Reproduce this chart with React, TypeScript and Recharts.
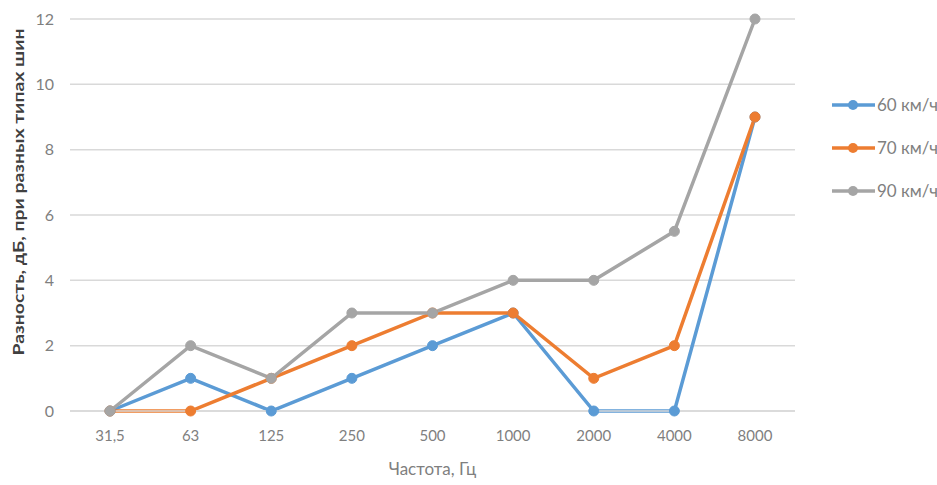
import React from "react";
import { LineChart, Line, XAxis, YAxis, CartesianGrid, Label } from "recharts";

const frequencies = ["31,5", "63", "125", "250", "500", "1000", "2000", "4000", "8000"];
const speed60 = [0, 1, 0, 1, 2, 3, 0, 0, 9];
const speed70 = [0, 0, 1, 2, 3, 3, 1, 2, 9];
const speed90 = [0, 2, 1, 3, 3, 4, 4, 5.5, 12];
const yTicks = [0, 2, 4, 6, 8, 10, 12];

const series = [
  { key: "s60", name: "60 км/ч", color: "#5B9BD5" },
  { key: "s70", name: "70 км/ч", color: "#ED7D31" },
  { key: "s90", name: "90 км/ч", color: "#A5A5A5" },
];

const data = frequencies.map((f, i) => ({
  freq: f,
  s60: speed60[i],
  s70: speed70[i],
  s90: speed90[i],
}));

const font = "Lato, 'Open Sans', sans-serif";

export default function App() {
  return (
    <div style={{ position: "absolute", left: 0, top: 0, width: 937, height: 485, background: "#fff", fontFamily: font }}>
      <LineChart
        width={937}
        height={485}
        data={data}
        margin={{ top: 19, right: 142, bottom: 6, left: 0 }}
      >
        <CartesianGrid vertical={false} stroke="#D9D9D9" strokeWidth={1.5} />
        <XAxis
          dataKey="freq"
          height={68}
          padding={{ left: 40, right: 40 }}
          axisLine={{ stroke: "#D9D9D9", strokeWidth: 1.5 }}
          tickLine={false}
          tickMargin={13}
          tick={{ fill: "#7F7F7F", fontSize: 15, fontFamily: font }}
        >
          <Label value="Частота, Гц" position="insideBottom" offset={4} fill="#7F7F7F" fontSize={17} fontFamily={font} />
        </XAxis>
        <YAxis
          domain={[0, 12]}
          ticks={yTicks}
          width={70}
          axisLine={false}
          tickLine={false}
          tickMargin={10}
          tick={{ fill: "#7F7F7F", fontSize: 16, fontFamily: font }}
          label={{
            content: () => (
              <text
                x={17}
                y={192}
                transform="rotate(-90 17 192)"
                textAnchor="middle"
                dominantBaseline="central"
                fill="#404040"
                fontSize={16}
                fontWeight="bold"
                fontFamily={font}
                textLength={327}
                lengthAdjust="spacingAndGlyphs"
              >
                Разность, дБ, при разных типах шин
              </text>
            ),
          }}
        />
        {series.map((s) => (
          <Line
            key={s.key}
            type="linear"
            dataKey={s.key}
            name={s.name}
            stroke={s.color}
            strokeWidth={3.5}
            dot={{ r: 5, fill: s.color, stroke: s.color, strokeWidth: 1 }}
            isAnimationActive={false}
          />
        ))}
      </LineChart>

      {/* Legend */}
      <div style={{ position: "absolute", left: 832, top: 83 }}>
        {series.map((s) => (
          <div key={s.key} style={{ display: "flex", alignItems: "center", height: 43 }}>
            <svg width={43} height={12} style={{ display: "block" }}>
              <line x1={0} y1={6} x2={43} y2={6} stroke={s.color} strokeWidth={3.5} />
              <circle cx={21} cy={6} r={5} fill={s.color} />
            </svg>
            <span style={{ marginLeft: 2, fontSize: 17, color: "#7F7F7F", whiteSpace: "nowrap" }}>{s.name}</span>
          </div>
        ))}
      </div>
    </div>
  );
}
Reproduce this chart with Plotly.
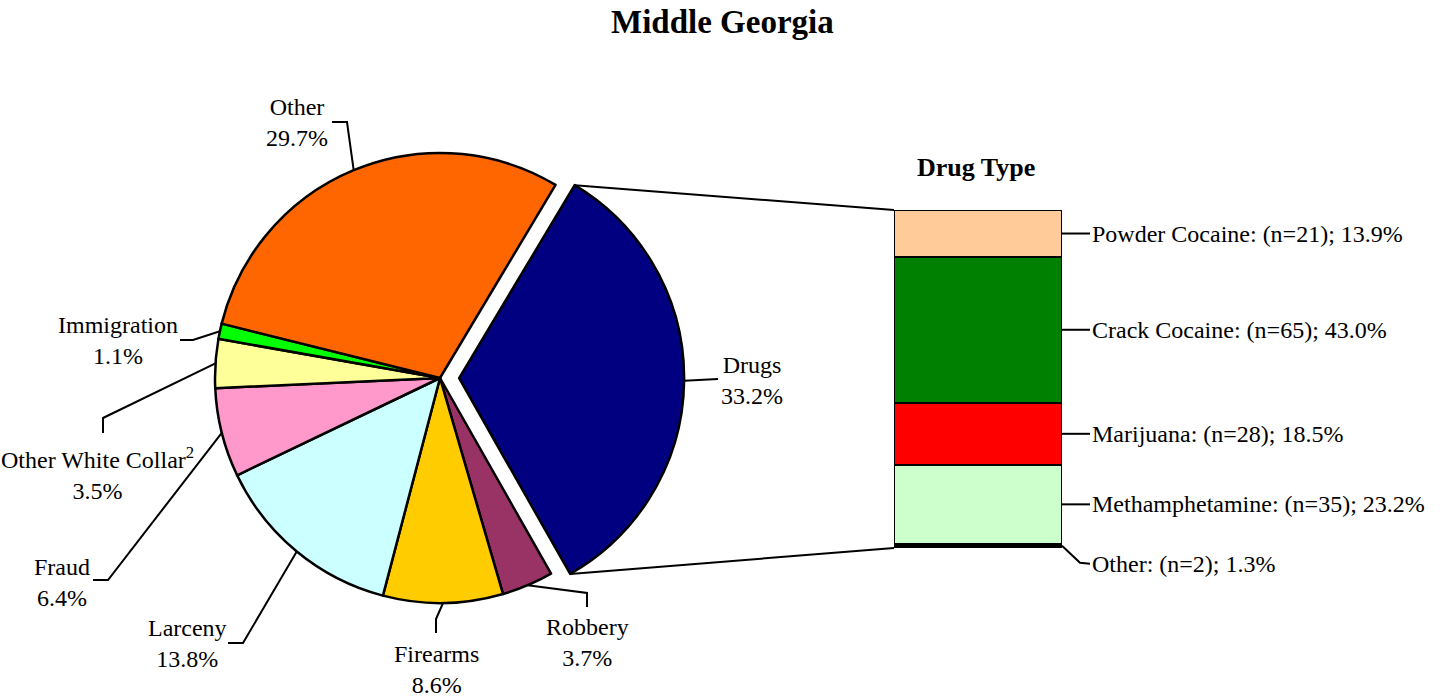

☆ ☆ ☆

* Work to complete *
Which lines contain the word "React"? Copy each one.

* Correct output *
Reproduce this chart with React, TypeScript and Recharts.
import React from "react";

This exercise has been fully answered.